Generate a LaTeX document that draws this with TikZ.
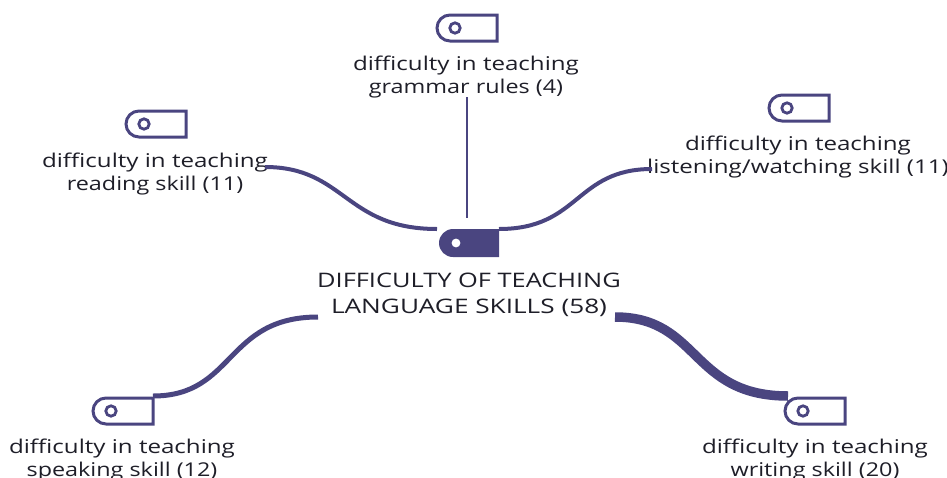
\documentclass[tikz,border=0pt]{standalone}
\usepackage{fontspec}
\setmainfont{Open Sans}[FakeStretch=1.27]
\newfontfamily\narrowface{Open Sans}[FakeStretch=1.23]
\newfontfamily\wideface{Open Sans}[FakeStretch=1.31]
\definecolor{ink}{HTML}{4A4580}
\definecolor{txt}{HTML}{1E1E28}
\tikzset{
  x=1pt,y=-1pt,
  tagicon/.pic={
    \draw[ink,line width=3pt,line join=miter] (30,-13) -- (-17,-13) arc[start angle=90,end angle=270,x radius=13,y radius=-13] -- (30,13) -- cycle;
    \draw[ink,line width=2.8pt] (-12,0) circle[radius=5.2];
  },
  tagfilled/.pic={
    \fill[ink] (30,-14) -- (-16,-14) arc[start angle=90,end angle=270,x radius=14,y radius=-14] -- (30,14) -- cycle;
    \fill[white] (-13,0) circle[radius=4.4];
  },
  lbl/.style={text=txt,font=\fontsize{19}{23}\selectfont,align=center,inner sep=0pt},
  mainlbl/.style={text=txt,font=\fontsize{20}{26}\selectfont,align=center,inner sep=0pt},
  link/.style={ink,line cap=butt},
}
\begin{document}
\begin{tikzpicture}
\useasboundingbox (0,0) rectangle (947,477);
\pic at (467,28) {tagicon};
\pic at (799,108) {tagicon};
\pic at (156,124) {tagicon};
\pic at (123,411) {tagicon};
\pic at (815,411) {tagicon};
\pic at (469,243) {tagfilled};
\node[lbl] (g) at (466,77) {difficulty in teaching\\{\narrowface grammar rules (4)}};
\node[lbl] (l) at (798,157) {difficulty in teaching\\listening/watching skill (11)};
\node[lbl] (r) at (155,174) {difficulty in teaching\\{\narrowface reading skill (11)}};
\node[lbl] (s) at (122,460) {difficulty in teaching\\{\narrowface speaking skill (12)}};
\node[lbl] (w) at (815,460) {difficulty in teaching\\{\narrowface writing skill (20)}};
\node[mainlbl] (m) at (469,295) {DIFFICULTY OF TEACHING\\{\wideface LANGUAGE SKILLS (58)}};
\coordinate (ctop) at (467,218);
\coordinate (cl) at (437,229);
\coordinate (cr) at (499,229);
\coordinate (gb) at (467,97);
\coordinate (rb) at (265,167);
\coordinate (lb) at (652,169);
\coordinate (sb) at (153,396);
\coordinate (st) at (318,317);
\coordinate (wt) at (615,317);
\coordinate (wb) at (788,396);
\draw[link,line width=1.8pt] (gb) -- (ctop);
\draw[link,line width=4pt] (rb) .. controls (345,167) and (345,229) .. (cl);
\draw[link,line width=4pt] (lb) .. controls (575,169) and (580,229) .. (cr);
\draw[link,line width=5pt] (sb) .. controls (235,396) and (225,317) .. (st);
\draw[link,line width=9.5pt] (wt) .. controls (700,317) and (690,396) .. (wb);
\end{tikzpicture}
\end{document}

----------------------------------------

Make an exact copy of the data, leaving its pictures out.

Generate a LaTeX document that draws this with TikZ.
\documentclass[tikz,border=0pt]{standalone}
\usepackage{fontspec}
\setmainfont{Open Sans}[FakeStretch=1.27]
\newfontfamily\narrowface{Open Sans}[FakeStretch=1.23]
\newfontfamily\wideface{Open Sans}[FakeStretch=1.31]
\definecolor{ink}{HTML}{4A4580}
\definecolor{txt}{HTML}{1E1E28}
\tikzset{
  x=1pt,y=-1pt,
  tagicon/.pic={
    \draw[ink,line width=3pt,line join=miter] (30,-13) -- (-17,-13) arc[start angle=90,end angle=270,x radius=13,y radius=-13] -- (30,13) -- cycle;
    \draw[ink,line width=2.8pt] (-12,0) circle[radius=5.2];
  },
  tagfilled/.pic={
    \fill[ink] (30,-14) -- (-16,-14) arc[start angle=90,end angle=270,x radius=14,y radius=-14] -- (30,14) -- cycle;
    \fill[white] (-13,0) circle[radius=4.4];
  },
  lbl/.style={text=txt,font=\fontsize{19}{23}\selectfont,align=center,inner sep=0pt},
  mainlbl/.style={text=txt,font=\fontsize{20}{26}\selectfont,align=center,inner sep=0pt},
  link/.style={ink,line cap=butt},
}
\begin{document}
\begin{tikzpicture}
\useasboundingbox (0,0) rectangle (947,477);
\pic at (467,28) {tagicon};
\pic at (799,108) {tagicon};
\pic at (156,124) {tagicon};
\pic at (123,411) {tagicon};
\pic at (815,411) {tagicon};
\pic at (469,243) {tagfilled};
\node[lbl] (g) at (466,77) {difficulty in teaching\\{\narrowface grammar rules (4)}};
\node[lbl] (l) at (798,157) {difficulty in teaching\\listening/watching skill (11)};
\node[lbl] (r) at (155,174) {difficulty in teaching\\{\narrowface reading skill (11)}};
\node[lbl] (s) at (122,460) {difficulty in teaching\\{\narrowface speaking skill (12)}};
\node[lbl] (w) at (815,460) {difficulty in teaching\\{\narrowface writing skill (20)}};
\node[mainlbl] (m) at (469,295) {DIFFICULTY OF TEACHING\\{\wideface LANGUAGE SKILLS (58)}};
\coordinate (ctop) at (467,218);
\coordinate (cl) at (437,229);
\coordinate (cr) at (499,229);
\coordinate (gb) at (467,97);
\coordinate (rb) at (265,167);
\coordinate (lb) at (652,169);
\coordinate (sb) at (153,396);
\coordinate (st) at (318,317);
\coordinate (wt) at (615,317);
\coordinate (wb) at (788,396);
\draw[link,line width=1.8pt] (gb) -- (ctop);
\draw[link,line width=4pt] (rb) .. controls (345,167) and (345,229) .. (cl);
\draw[link,line width=4pt] (lb) .. controls (575,169) and (580,229) .. (cr);
\draw[link,line width=5pt] (sb) .. controls (235,396) and (225,317) .. (st);
\draw[link,line width=9.5pt] (wt) .. controls (700,317) and (690,396) .. (wb);
\end{tikzpicture}
\end{document}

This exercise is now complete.